Monday, October 29, 2012

Remixing songs and playing live

As my throat still won't allow me to sing - there are times when I can barely talk, either - I haven't been able to create very much music lately. What I have been doing whenever I feel the urge to be musical is to take a previously recorded song and remix it. This remixing can be at any one of several levels
  • Changing the balance and effects on a recorded vocal to improve the final result
  • Running the vocal tracks through a very clever program which can autotune the vocals. I am very happy when this works, but I have noticed that in some cases, the tuned vocals are worse than they were before. In such cases, I leave the vocals as they were.
  • Changing the music track slightly, normally by syncopating some notes, but also by changing parts slightly
  • Creating a new music track
A song which I mentioned before, 'The road to Antibes', underwent the first three treatments and now sounds even better than it did before. Unfortunately, some of my older work was not backed up correctly, meaning that I don't have separate vocal and music tracks. No separate tracks means that I can't remix them.

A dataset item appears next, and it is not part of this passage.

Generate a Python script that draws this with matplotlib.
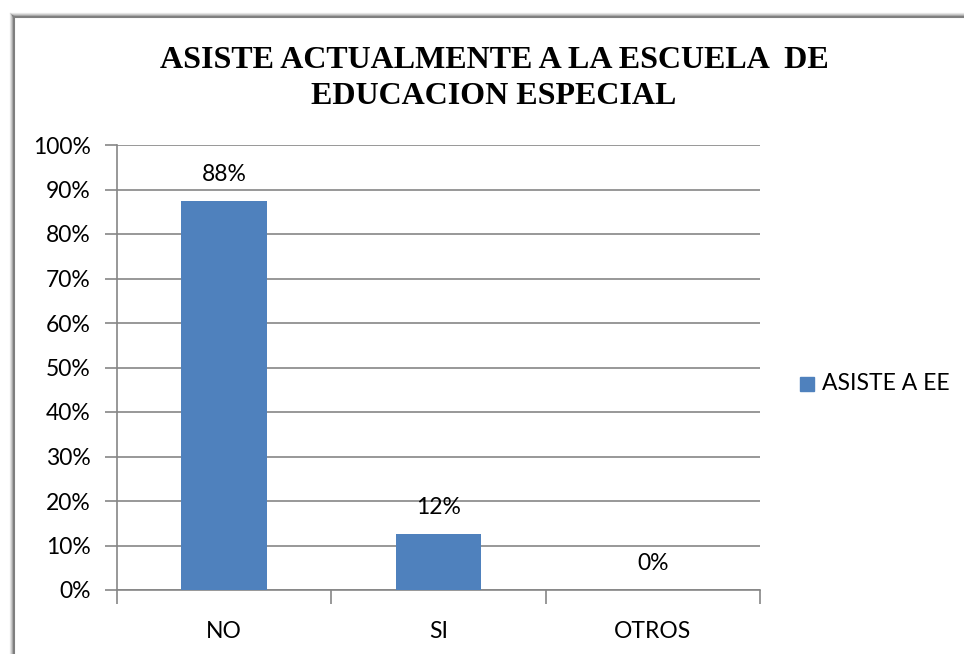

I played a gig on Saturday! A friend (who has a beautiful voice) was arranging her father's 75th birthday party and asked me to accompany her and her family on some songs. In the end, I played six different songs and attended several different rehearsals. It was really good playing live again - this time, I used the semi-acoustic Washburn guitar which is easier to hold and easier to play than the acoustic Ovation. My amplifier also helped in the process - I added chorus and a slight delay in order to produce a fuller sound. My friend asked at the beginning how I was managing to sound as if I were playing two guitars.

To my slight surprise, I fingerpicked all the songs: I even left the plectrum at home! Some of the songs were picked and some strummed, but somehow using the plectrum didn't feel right. I also took a leaf out of the Robert Fripp school of guitar playing and played sitting down.

It was very interesting to look at the songs that I played from a harmonic point of view, as opposed to my songs. The chord sequences were fairly straight forward: one lovely song had either a minor i-iv-v sequence or a major I-IV-V sequence, where the minor was the relative minor of the major (in other words, Em-Am-Bm and G-C-D). Another was also based G-C-D, but then had a familiar B-Em-Am-D sequence. One tune was a jazzy waltz based on the chords Bm-E, but this too had a sequence of dominants (from E to A and thence to D, also C#-F#-Bm).

My songs, on the other hand, tend not to have dominants at all; to an extent, this is done on purpose, but it tends to happen automatically. I prefer 'chord streams' - Em-F#m-G-F#m or rather stranger sequences.